Turkish Prime Minister Binali Yıldırım urged Friday the authorities of Iraqi Kurdistan to abandon the idea of holding an independence referendum, as it could ultimately provoke a new, unnecessary conflict in the region.
"We urge the head of the Kurdish regional administration of Iraq Masoud Barzani to avoid this serious mistake, as there are already enough problems in the region, such as the fight against the IS [Islamic State] and the PKK (Kurdistan Workers' Party, banned in Turkey), and the long-standing civil war in Syria. It this case, another conflict may arise, which will primarily hurt our Kurdish brothers living in the region," Yıldırım told reporters.
The Kurdish region's parliament voted Friday evening to approve the holding of a controversial referendum on support for independence Sept. 25.
According to Yıldırım, the United Nations may join the discussion on this issue in the coming days.
Asked about the possibility of Turkey imposing sanctions against the Iraqi Kurdistan in the event of a referendum, Yıldırım noted that Ankara was "ready to take all necessary steps," while at the same time expressing his hope that Erbil would reverse its intention.

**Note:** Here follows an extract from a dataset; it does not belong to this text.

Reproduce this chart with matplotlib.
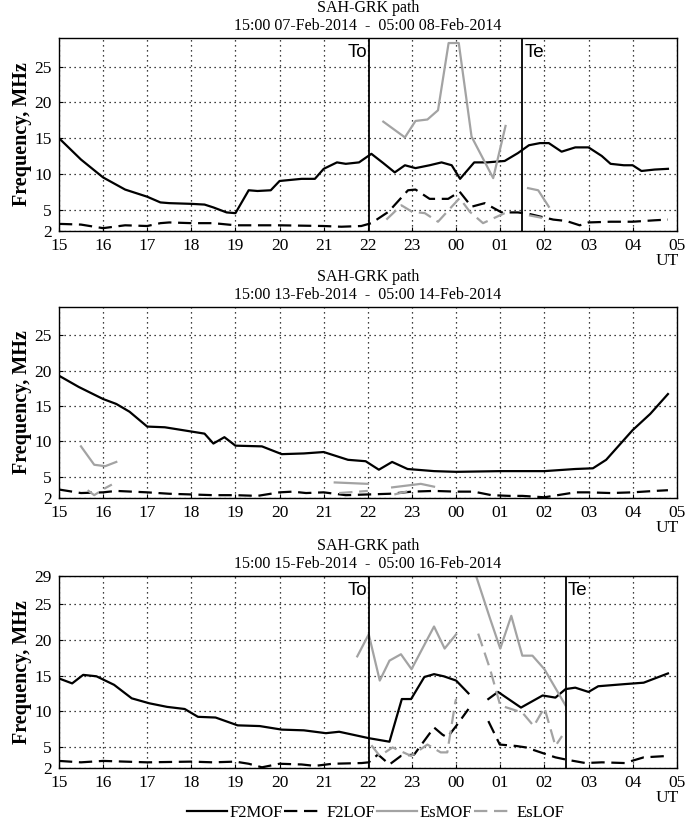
import numpy as np
import matplotlib
matplotlib.use("Agg")
import matplotlib.pyplot as plt

# hours after 00 UT are written as 24+h
hour_labels = ['15', '16', '17', '18', '19', '20', '21', '22', '23',
               '00', '01', '02', '03', '04', '05']
hour_ticks = list(range(15, 30))

titles = ['15:00 07-Feb-2014  -  05:00 08-Feb-2014',
          '15:00 13-Feb-2014  -  05:00 14-Feb-2014',
          '15:00 15-Feb-2014  -  05:00 16-Feb-2014']

# ---- panel 1 : 07/08 Feb ----
p1_f2mof_t = [15.0, 15.5, 16.0, 16.5, 17.0, 17.3, 17.5, 18.0, 18.3, 18.5, 18.8, 19.0, 19.3, 19.5,
              19.8, 20.0, 20.5, 20.8, 21.0, 21.3, 21.5, 21.8, 22.08, 22.35, 22.61, 22.84, 23.08,
              23.4, 23.67, 23.9, 24.09, 24.41, 24.7, 25.1, 25.4, 25.65, 25.9, 26.1, 26.39, 26.7,
              27.0, 27.3, 27.5, 27.8, 28.0, 28.2, 28.5, 28.8]
p1_f2mof = [15.0, 12.0, 9.5, 7.8, 6.8, 6.0, 5.9, 5.8, 5.7, 5.3, 4.6, 4.5, 7.7, 7.6,
            7.7, 9.0, 9.3, 9.3, 10.7, 11.6, 11.4, 11.6, 12.8, 11.5, 10.2, 11.2, 10.8,
            11.2, 11.6, 11.2, 9.3, 11.6, 11.6, 11.8, 12.9, 14.0, 14.3, 14.3, 13.1, 13.7,
            13.7, 12.5, 11.4, 11.2, 11.2, 10.4, 10.6, 10.7]
p1_f2lof_t = [15.0, 15.5, 16.0, 16.5, 17.0, 17.3, 17.5, 18.0, 18.5, 19.0, 19.5, 20.0, 21.0,
              21.4, 21.85, 22.08, 22.47, 22.91, 23.08, 23.4, 23.82, 24.08, 24.35, 24.65,
              25.03, 25.4, 25.65, 26.2, 26.5, 26.8, 27.0, 27.5, 28.0, 28.5, 28.8]
p1_f2lof = [3.0, 2.9, 2.4, 2.8, 2.7, 3.1, 3.2, 3.1, 3.1, 2.8, 2.8, 2.8, 2.7,
            2.6, 2.7, 3.1, 4.7, 7.7, 7.8, 6.5, 6.5, 7.5, 5.4, 5.9,
            4.6, 4.6, 4.4, 3.6, 3.4, 2.8, 3.2, 3.3, 3.3, 3.5, 3.6]
p1_esmof_t = [[22.35, 22.84, 23.08, 23.35, 23.59, 23.83, 24.06, 24.35, 24.84, 25.12],
              [25.63, 25.86, 26.1]]
p1_esmof = [[17.3, 15.1, 17.4, 17.6, 18.9, 28.3, 28.3, 15.2, 9.4, 16.7],
            [8.0, 7.7, 5.4]]
p1_eslof_t = [[22.42, 22.76, 23.0, 23.29, 23.59, 23.9, 24.08, 24.31, 24.61, 25.1],
              [25.65, 25.9, 26.1]]
p1_eslof = [[3.6, 5.6, 4.7, 4.5, 3.3, 5.4, 6.6, 4.7, 3.1, 4.5],
            [4.2, 3.9, 3.6]]

# ---- panel 2 : 13/14 Feb ----
p2_f2mof_t = [15.0, 15.45, 16.0, 16.3, 16.6, 17.0, 17.4, 18.0, 18.3, 18.5, 18.75, 19.0, 19.6,
              20.05, 20.55, 21.0, 21.55, 21.95, 22.25, 22.55, 22.9, 23.5, 24.0, 25.0, 26.0,
              26.7, 27.1, 27.4, 28.0, 28.4, 28.8]
p2_f2mof = [19.3, 17.7, 16.0, 15.3, 14.2, 12.1, 12.0, 11.4, 11.1, 9.7, 10.6, 9.4, 9.3,
            8.2, 8.3, 8.5, 7.4, 7.2, 6.0, 7.1, 6.1, 5.8, 5.7, 5.8, 5.8,
            6.1, 6.2, 7.4, 11.6, 13.9, 16.7]
p2_f2lof_t = [15.0, 15.5, 16.0, 16.3, 17.0, 17.5, 18.0, 18.5, 19.0, 19.5, 20.0, 20.3, 20.6,
              21.0, 21.5, 22.0, 22.5, 23.0, 23.5, 24.0, 24.4, 24.8, 25.2, 25.5, 26.0, 26.3,
              26.7, 27.0, 27.5, 28.0, 28.5, 28.8]
p2_f2lof = [3.2, 2.7, 2.8, 3.0, 2.8, 2.6, 2.5, 2.4, 2.4, 2.3, 2.8, 2.9, 2.7,
            2.8, 2.4, 2.5, 2.6, 2.9, 3.0, 2.9, 2.9, 2.4, 2.3, 2.3, 2.1, 2.4,
            2.8, 2.8, 2.7, 2.8, 3.0, 3.1]
p2_esmof_t = [[15.5, 15.8, 16.05, 16.3], [21.25, 22.0], [22.55, 23.2, 23.5]]
p2_esmof = [[9.3, 6.7, 6.5, 7.1], [4.2, 4.0], [3.5, 4.0, 3.6]]
p2_eslof_t = [[15.65, 15.8, 16.05, 16.2], [21.35, 22.0], [22.6, 23.0]]
p2_eslof = [[3.1, 2.4, 3.4, 3.9], [2.7, 3.0], [2.5, 3.1]]

# ---- panel 3 : 15/16 Feb ----
p3_f2mof_t = [[15.0, 15.3, 15.55, 15.85, 16.25, 16.65, 17.05, 17.45, 17.85, 18.15, 18.55, 19.05,
               19.55, 20.05, 20.55, 21.05, 21.35, 21.65, 22.02, 22.49, 22.77, 22.98, 23.28, 23.5,
               23.72, 24.0, 24.28],
              [24.73, 24.95, 25.47, 25.96, 26.25, 26.48, 26.7, 27.0, 27.22, 27.82, 28.25, 28.8]]
p3_f2mof = [[14.6, 13.9, 15.1, 14.9, 13.7, 11.8, 11.1, 10.6, 10.3, 9.2, 9.1, 8.0,
             7.9, 7.4, 7.3, 6.9, 7.1, 6.7, 6.2, 5.7, 11.7, 11.7, 14.8, 15.2,
             14.9, 14.3, 12.5],
            [11.7, 12.7, 10.5, 12.2, 11.9, 13.1, 13.3, 12.7, 13.5, 13.8, 14.0, 15.3]]
p3_f2lof_t = [[15.0, 15.5, 16.0, 17.0, 18.0, 18.5, 19.0, 19.3, 19.6, 20.0, 20.5, 20.8, 21.2,
               21.86, 22.02, 22.23, 22.49, 22.75, 23.05, 23.5, 23.69, 23.8, 24.0, 24.28],
              [24.73, 24.99, 25.36, 25.58, 26.25, 26.48, 26.93, 27.3, 27.82, 28.25, 28.8]]
p3_f2lof = [[3.0, 2.8, 3.0, 2.8, 2.9, 2.8, 2.9, 2.6, 2.1, 2.6, 2.5, 2.3, 2.6,
             2.7, 2.8, 3.9, 2.5, 3.7, 3.9, 7.7, 6.7, 6.3, 7.9, 10.3],
            [8.6, 5.3, 5.1, 4.9, 3.5, 3.2, 2.7, 2.8, 2.7, 3.5, 3.7]]
p3_esmof_t = [[21.76, 22.02, 22.27, 22.49, 22.75, 22.99, 23.5, 23.74, 24.0],
              [24.4, 24.77, 25.0, 25.25, 25.5, 25.73, 26.0, 26.48]]
p3_esmof = [[17.7, 20.8, 14.3, 17.1, 18.0, 15.9, 21.9, 18.8, 20.8],
            [30.0, 23.0, 18.8, 23.4, 17.8, 17.8, 15.9, 10.8]]
p3_eslof_t = [[22.08, 22.27, 22.56, 22.98, 23.35, 23.65, 23.8, 23.98, 24.0],
              [24.5, 24.77, 25.0, 25.5, 25.76, 26.0, 26.25, 26.4]]
p3_eslof = [[5.2, 3.7, 4.9, 3.7, 5.3, 4.2, 4.2, 11.2, 11.7],
            [20.9, 15.9, 10.8, 9.8, 7.9, 10.5, 5.1, 6.5]]

markers = [(22.02, 25.5), None, (22.02, 26.48)]

BLACK = 'black'
GRAY = '#a3a3a3'
SERIF = 'Liberation Serif'

fig = plt.figure(figsize=(6.85, 8.23), dpi=100)
rects = [[0.086, 0.7193, 0.902, 0.2345],
         [0.086, 0.3949, 0.902, 0.2320],
         [0.086, 0.0668, 0.902, 0.2333]]


def as_segments(t, v):
    if np.ndim(t[0]) == 0:
        return [(t, v)]
    return list(zip(t, v))


panels = [
    (p1_f2mof_t, p1_f2mof, p1_f2lof_t, p1_f2lof, p1_esmof_t, p1_esmof, p1_eslof_t, p1_eslof),
    (p2_f2mof_t, p2_f2mof, p2_f2lof_t, p2_f2lof, p2_esmof_t, p2_esmof, p2_eslof_t, p2_eslof),
    (p3_f2mof_t, p3_f2mof, p3_f2lof_t, p3_f2lof, p3_esmof_t, p3_esmof, p3_eslof_t, p3_eslof),
]

handles = None
for i, (rect, data) in enumerate(zip(rects, panels)):
    ax = fig.add_axes(rect)
    f2m_t, f2m, f2l_t, f2l, esm_t, esm, esl_t, esl = data

    h = {}
    for t, v in as_segments(f2m_t, f2m):
        h['F2MOF'], = ax.plot(t, v, color=BLACK, lw=1.6, ls='-')
    for t, v in as_segments(f2l_t, f2l):
        h['F2LOF'], = ax.plot(t, v, color=BLACK, lw=1.6, ls=(0, (6, 3)))
    for t, v in as_segments(esm_t, esm):
        h['EsMOF'], = ax.plot(t, v, color=GRAY, lw=1.6, ls='-')
    for t, v in as_segments(esl_t, esl):
        h['EsLOF'], = ax.plot(t, v, color=GRAY, lw=1.6, ls=(0, (6, 3)))
    handles = h

    if markers[i] is not None:
        for x in markers[i]:
            ax.axvline(x, color=BLACK, lw=1.3)
        ax.text(markers[i][0] - 0.04, 27.0, 'To', ha='right', va='center',
                fontsize=13.5, family='Liberation Sans')
        ax.text(markers[i][1] + 0.05, 27.0, 'Te', ha='left', va='center',
                fontsize=13.5, family='Liberation Sans')

    ax.set_xlim(15, 29)
    ax.set_ylim(2, 29)
    ax.set_xticks(hour_ticks)
    ax.set_xticklabels(hour_labels)
    yt = [2, 5, 10, 15, 20, 25] + ([29] if i == 2 else [])
    ax.set_yticks(yt)
    ax.set_yticklabels([str(v) for v in yt])
    ax.grid(True, color='black', ls=(0, (1, 3)), lw=0.9)
    ax.tick_params(direction='in', length=3, labelsize=12.5, pad=5)
    for lab in ax.get_xticklabels() + ax.get_yticklabels():
        lab.set_family(SERIF)
    for sp in ax.spines.values():
        sp.set_linewidth(1.0)

    ax.set_ylabel('Frequency, MHz', fontsize=14.5, fontweight='bold', family=SERIF, labelpad=2)
    ax.set_title('SAH-GRK path\n' + titles[i], fontsize=11.5, family=SERIF, pad=6,
                 linespacing=1.15)
    ax.text(0.985, -0.155, 'UT', transform=ax.transAxes, ha='center', va='center',
            fontsize=12.5, family=SERIF)

fig.legend([handles[k] for k in ['F2MOF', 'F2LOF', 'EsMOF', 'EsLOF']],
           ['F2MOF', 'F2LOF', 'EsMOF', 'EsLOF'],
           loc='center', bbox_to_anchor=(0.548, 0.012), ncol=4, frameon=False,
           handlelength=2.4, handletextpad=0.15, columnspacing=0.1,
           prop={'family': SERIF, 'size': 12})

fig.savefig('out.png', dpi=100)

Earlier Friday, Turkish President Recep Tayyip Erdoğan said his country plans to hold a high-level security meeting on Sept. 22 to decide what response to take over the Kurdish referendum, accused leaders of Iraq's autonomous region of "serious political ineptitude" for going ahead with plans to hold the vote.
In June, the authorities of Iraqi Kurdistan announced that they would hold the independence referendum on September 25, ignoring the opinion of the central authorities, which consider the referendum illegal. The Iraqi parliament voted has against having such a referendum.

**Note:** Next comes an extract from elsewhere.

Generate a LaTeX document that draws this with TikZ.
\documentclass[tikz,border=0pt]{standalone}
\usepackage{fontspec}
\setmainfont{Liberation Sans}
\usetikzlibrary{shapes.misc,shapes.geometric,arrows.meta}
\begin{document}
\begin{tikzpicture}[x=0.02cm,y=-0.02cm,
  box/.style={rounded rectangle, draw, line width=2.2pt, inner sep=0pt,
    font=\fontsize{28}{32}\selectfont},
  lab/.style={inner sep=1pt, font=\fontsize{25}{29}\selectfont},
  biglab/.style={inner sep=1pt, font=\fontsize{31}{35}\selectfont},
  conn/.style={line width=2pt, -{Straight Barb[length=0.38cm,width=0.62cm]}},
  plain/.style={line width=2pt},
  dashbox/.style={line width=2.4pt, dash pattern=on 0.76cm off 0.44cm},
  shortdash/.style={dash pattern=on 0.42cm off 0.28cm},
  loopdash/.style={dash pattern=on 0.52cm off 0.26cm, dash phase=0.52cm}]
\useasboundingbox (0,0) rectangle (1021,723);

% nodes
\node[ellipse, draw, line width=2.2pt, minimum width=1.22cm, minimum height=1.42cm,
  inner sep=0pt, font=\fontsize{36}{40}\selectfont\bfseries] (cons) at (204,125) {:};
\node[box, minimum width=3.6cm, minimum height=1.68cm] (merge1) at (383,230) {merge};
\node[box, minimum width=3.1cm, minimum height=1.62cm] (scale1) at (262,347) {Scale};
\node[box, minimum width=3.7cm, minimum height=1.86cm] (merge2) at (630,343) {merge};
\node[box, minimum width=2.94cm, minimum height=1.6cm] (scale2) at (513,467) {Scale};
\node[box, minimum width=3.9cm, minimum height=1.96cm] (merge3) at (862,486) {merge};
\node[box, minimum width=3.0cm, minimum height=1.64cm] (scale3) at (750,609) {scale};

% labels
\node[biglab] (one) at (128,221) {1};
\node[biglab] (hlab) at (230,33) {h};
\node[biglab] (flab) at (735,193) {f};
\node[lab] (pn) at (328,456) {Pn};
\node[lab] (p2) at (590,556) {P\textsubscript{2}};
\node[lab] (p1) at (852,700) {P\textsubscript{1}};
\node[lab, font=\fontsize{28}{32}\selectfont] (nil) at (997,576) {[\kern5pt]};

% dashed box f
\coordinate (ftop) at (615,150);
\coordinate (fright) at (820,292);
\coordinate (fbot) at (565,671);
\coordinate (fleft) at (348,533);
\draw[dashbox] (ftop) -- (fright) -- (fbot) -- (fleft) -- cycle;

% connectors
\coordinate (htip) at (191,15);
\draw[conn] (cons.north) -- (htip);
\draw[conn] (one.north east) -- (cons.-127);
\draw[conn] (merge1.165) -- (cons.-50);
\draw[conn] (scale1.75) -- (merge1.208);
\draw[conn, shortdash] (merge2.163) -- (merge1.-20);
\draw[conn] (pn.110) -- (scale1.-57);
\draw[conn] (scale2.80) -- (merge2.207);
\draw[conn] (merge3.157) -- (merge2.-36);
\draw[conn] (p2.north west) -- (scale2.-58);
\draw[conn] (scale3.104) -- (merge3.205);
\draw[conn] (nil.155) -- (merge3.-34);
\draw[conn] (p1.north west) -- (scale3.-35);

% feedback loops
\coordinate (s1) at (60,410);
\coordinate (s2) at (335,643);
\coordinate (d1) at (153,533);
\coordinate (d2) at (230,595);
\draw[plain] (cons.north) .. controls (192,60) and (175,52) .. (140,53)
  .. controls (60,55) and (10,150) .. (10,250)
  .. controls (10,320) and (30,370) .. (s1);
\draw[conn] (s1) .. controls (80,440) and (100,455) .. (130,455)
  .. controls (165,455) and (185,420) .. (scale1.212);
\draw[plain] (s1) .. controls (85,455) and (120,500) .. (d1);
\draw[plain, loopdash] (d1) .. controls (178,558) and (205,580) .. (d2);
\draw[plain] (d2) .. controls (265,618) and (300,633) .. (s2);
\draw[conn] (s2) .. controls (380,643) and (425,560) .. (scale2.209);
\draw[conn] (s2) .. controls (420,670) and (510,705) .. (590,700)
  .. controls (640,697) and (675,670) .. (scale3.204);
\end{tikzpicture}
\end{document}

The leader of Iraqi Kurdistan Masoud Barzani said Thursday that he might consider the proposal of several Western countries to postpone the planned referendum if a suitable alternative is found.

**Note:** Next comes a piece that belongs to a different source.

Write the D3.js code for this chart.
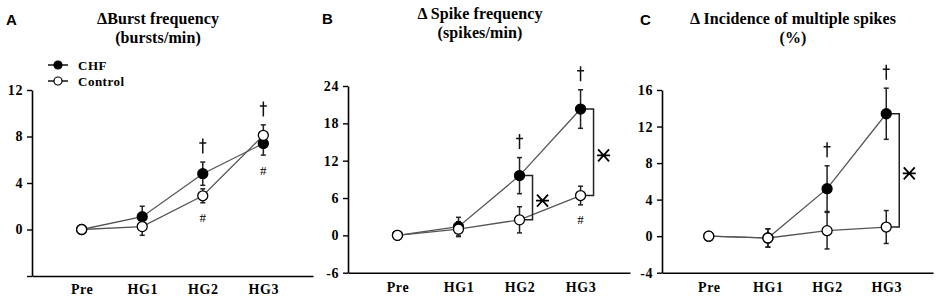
<!DOCTYPE html>
<html lang="en">
<head>
<meta charset="UTF-8">
<title>Delta MSNA responses during handgrip</title>
<style>
  body { margin: 0; background: #fff; }
  .serif { font-family: "Liberation Serif", "Times New Roman", serif; font-weight: bold; }
  .letter { font-family: "Liberation Sans", Arial, sans-serif; font-weight: bold; }
</style>
</head>
<body>
<div id="my_dataviz"></div>

<script src="https://d3js.org/d3.v7.min.js"></script>
<script>
// categories on the x axis
const categories = ["Pre", "HG1", "HG2", "HG3"];

// A: burst frequency (bursts/min)
const burstCHF = [0, 1.1, 4.8, 7.4];
const burstCHFErr = [0, 0.9, 1.0, 1.0];
const burstControl = [0, 0.25, 2.9, 8.1];
const burstControlErr = [0, 0.75, 0.6, 0.9];
const burstTicks = [-4, 0, 4, 8, 12];
const burstDaggers = ["HG2", "HG3"];
const burstHashes = ["HG2", "HG3"];
const burstBrackets = [];

// B: spike frequency (spikes/min)
const spikeCHF = [0, 1.4, 9.6, 20.3];
const spikeCHFErr = [0, 1.5, 2.9, 3.1];
const spikeControl = [0, 1.0, 2.5, 6.4];
const spikeControlErr = [0, 1.2, 2.1, 1.5];
const spikeTicks = [-6, 0, 6, 12, 18, 24];
const spikeDaggers = ["HG2", "HG3"];
const spikeHashes = ["HG3"];
const spikeBrackets = ["HG2", "HG3"];

// C: incidence of multiple spikes (%)
const multiCHF = [0, -0.2, 5.2, 13.4];
const multiCHFErr = [0, 1.0, 2.5, 2.8];
const multiControl = [0, -0.2, 0.6, 1.0];
const multiControlErr = [0, 1.0, 2.0, 1.8];
const multiTicks = [-4, 0, 4, 8, 12, 16];
const multiDaggers = ["HG2", "HG3"];
const multiHashes = [];
const multiBrackets = ["HG3"];

const panels = [
  { letter: "A", title: ["\u0394Burst frequency", "(bursts/min)"],
    chf: burstCHF, chfErr: burstCHFErr, ctl: burstControl, ctlErr: burstControlErr,
    ticks: burstTicks, hidden: [-4], daggers: burstDaggers, hashes: burstHashes, brackets: burstBrackets,
    legend: true },
  { letter: "B", title: ["\u0394 Spike frequency", "(spikes/min)"],
    chf: spikeCHF, chfErr: spikeCHFErr, ctl: spikeControl, ctlErr: spikeControlErr,
    ticks: spikeTicks, hidden: [], daggers: spikeDaggers, hashes: spikeHashes, brackets: spikeBrackets,
    legend: false },
  { letter: "C", title: ["\u0394 Incidence of multiple spikes", "(%)"],
    chf: multiCHF, chfErr: multiCHFErr, ctl: multiControl, ctlErr: multiControlErr,
    ticks: multiTicks, hidden: [], daggers: multiDaggers, hashes: multiHashes, brackets: multiBrackets,
    legend: false }
];

// where each panel sits on the page
const layouts = [
  { left: 32, right: 313, top: 90, bottom: 276, pad: 0.82, lx: 6, ly: 25, tx: 158, ty: 24, xpad: 8 },
  { left: 348, right: 630, top: 86, bottom: 272.7, pad: 0.81, lx: 322, ly: 24, tx: 480, ty: 19, xpad: 9 },
  { left: 662, right: 933, top: 90, bottom: 272.7, pad: 0.79, lx: 640, ly: 25, tx: 793, ty: 24, xpad: 9 }
];

const svg = d3.select("#my_dataviz")
  .append("svg")
    .attr("width", 939)
    .attr("height", 300);

svg.append("rect").attr("width", 939).attr("height", 300).attr("fill", "#fff");

function asterisk(g, cx, cy) {
  g.append("path").attr("transform", `translate(${cx},${cy})`)
    .attr("d", "M-6.5,0H6.5M-5.5,-6L5.5,6M-5.5,6L5.5,-6")
    .attr("stroke", "#000").attr("stroke-width", 1.8).attr("fill", "none");
}

function dagger(g, cx, cy) {
  g.append("path").attr("transform", `translate(${cx},${cy})`)
    .attr("d", "M0,-7.5V7.5M-3.5,-3H3.5")
    .attr("stroke", "#111").attr("stroke-width", 1.5).attr("fill", "none");
}

panels.forEach(function(p, i) {
  const L = layouts[i];
  const g = svg.append("g");

  const x = d3.scalePoint()
    .domain(categories)
    .range([L.left, L.right])
    .padding(L.pad);

  const y = d3.scaleLinear()
    .domain([p.ticks[0], p.ticks[p.ticks.length - 1]])
    .range([L.bottom, L.top]);

  // panel letter and title
  g.append("text").attr("class", "letter").attr("x", L.lx).attr("y", L.ly)
    .style("font-size", "15px").text(p.letter);
  p.title.forEach(function(t, k) {
    g.append("text").attr("class", "serif")
      .attr("x", L.tx).attr("y", L.ty + k * 18.5)
      .attr("text-anchor", "middle")
      .style("font-size", "16px").style("letter-spacing", "0.1px")
      .text(t);
  });

  // axes
  const yAxis = g.append("g")
    .attr("transform", `translate(${L.left},0)`)
    .call(d3.axisLeft(y).tickValues(p.ticks).tickSize(5).tickSizeOuter(0).tickPadding(4)
      .tickFormat(d => p.hidden.includes(d) ? "" : d));
  const xAxis = g.append("g")
    .attr("transform", `translate(0,${L.bottom})`)
    .call(d3.axisBottom(x).tickSize(0).tickSizeOuter(0).tickPadding(L.xpad));
  [yAxis, xAxis].forEach(function(a) {
    a.select(".domain").attr("stroke", "#000").attr("stroke-width", 1.6);
    a.selectAll(".tick line").attr("stroke", "#000").attr("stroke-width", 1.4);
    a.selectAll("text").attr("class", "serif").attr("fill", "#000")
      .style("font-size", "14px").style("letter-spacing", "0.6px");
  });

  const series = [
    { v: p.chf, e: p.chfErr, fill: "#000" },
    { v: p.ctl, e: p.ctlErr, fill: "#fff" }
  ];

  const line = d3.line()
    .x((d, j) => x(categories[j]))
    .y(d => y(d));

  // connecting lines
  series.forEach(function(s) {
    g.append("path").datum(s.v)
      .attr("d", line)
      .attr("fill", "none").attr("stroke", "#555").attr("stroke-width", 1.3);
  });

  // error bars
  series.forEach(function(s) {
    const eb = g.append("g").attr("stroke", "#222").attr("stroke-width", 1.5);
    categories.forEach(function(c, j) {
      if (!s.e[j]) return;
      const cx = x(c), y1 = y(s.v[j] + s.e[j]), y2 = y(s.v[j] - s.e[j]);
      eb.append("line").attr("x1", cx).attr("x2", cx).attr("y1", y1).attr("y2", y2);
      eb.append("line").attr("x1", cx - 2.5).attr("x2", cx + 2.5).attr("y1", y1).attr("y2", y1);
      eb.append("line").attr("x1", cx - 2.5).attr("x2", cx + 2.5).attr("y1", y2).attr("y2", y2);
    });
  });

  // brackets between groups
  p.brackets.forEach(function(c) {
    const j = categories.indexOf(c);
    const cx = x(c), bx = cx + 13;
    const yA = y(p.chf[j]), yB = y(p.ctl[j]);
    g.append("path")
      .attr("d", `M${cx + 5},${yA}H${bx}V${yB}H${cx + 5}`)
      .attr("fill", "none").attr("stroke", "#222").attr("stroke-width", 1.5);
    asterisk(g, bx + 10, (yA + yB) / 2 + 3);
  });

  // markers
  series.forEach(function(s) {
    g.selectAll(null).data(s.v).join("circle")
      .attr("cx", (d, j) => x(categories[j]))
      .attr("cy", d => y(d))
      .attr("r", 5)
      .attr("fill", s.fill).attr("stroke", "#000").attr("stroke-width", 1.3);
  });

  // significance symbols
  p.daggers.forEach(function(c) {
    const j = categories.indexOf(c);
    const top = Math.max(p.chf[j] + p.chfErr[j], p.ctl[j] + p.ctlErr[j]);
    dagger(g, x(c), y(top) - 16);
  });
  p.hashes.forEach(function(c) {
    const j = categories.indexOf(c);
    const bot = Math.min(p.chf[j] - p.chfErr[j], p.ctl[j] - p.ctlErr[j]);
    g.append("text").attr("x", x(c)).attr("y", y(bot) + 15)
      .attr("text-anchor", "middle").attr("dominant-baseline", "central")
      .attr("fill", "#000")
      .style("font-family", "'Liberation Serif', serif").style("font-size", "13px")
      .text("#");
  });

  // legend (panel A only)
  if (p.legend) {
    const items = [{ label: "CHF", fill: "#000" }, { label: "Control", fill: "#fff" }];
    items.forEach(function(it, k) {
      const ly = 65 + k * 16;
      g.append("line").attr("x1", 48).attr("x2", 68).attr("y1", ly).attr("y2", ly)
        .attr("stroke", "#000").attr("stroke-width", 1.4);
      g.append("circle").attr("cx", 58).attr("cy", ly).attr("r", 4)
        .attr("fill", it.fill).attr("stroke", "#000").attr("stroke-width", 1.2);
      g.append("text").attr("class", "serif").attr("x", 78).attr("y", ly + 4.5)
        .style("font-size", "13px").style("letter-spacing", "0.5px")
        .text(it.label);
    });
  }
});
</script>
</body>
</html>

The United States opposes the Kurdistan Regional Government’s decision to hold the referendum on independence, the White House said in a statement.
"[T]he referendum is distracting from efforts to defeat ISIS [Islamic State] and stabilise the liberated areas," the statement said on Friday. "We, therefore, call on the Kurdistan Regional Government to call off the referendum."
The White House warned that holding the referendum in conflict areas is "particularly provocative and destabilising."
The United Nations has urged Barzani to drop the plan and enter talks with Baghdad aimed at reaching a deal within three years.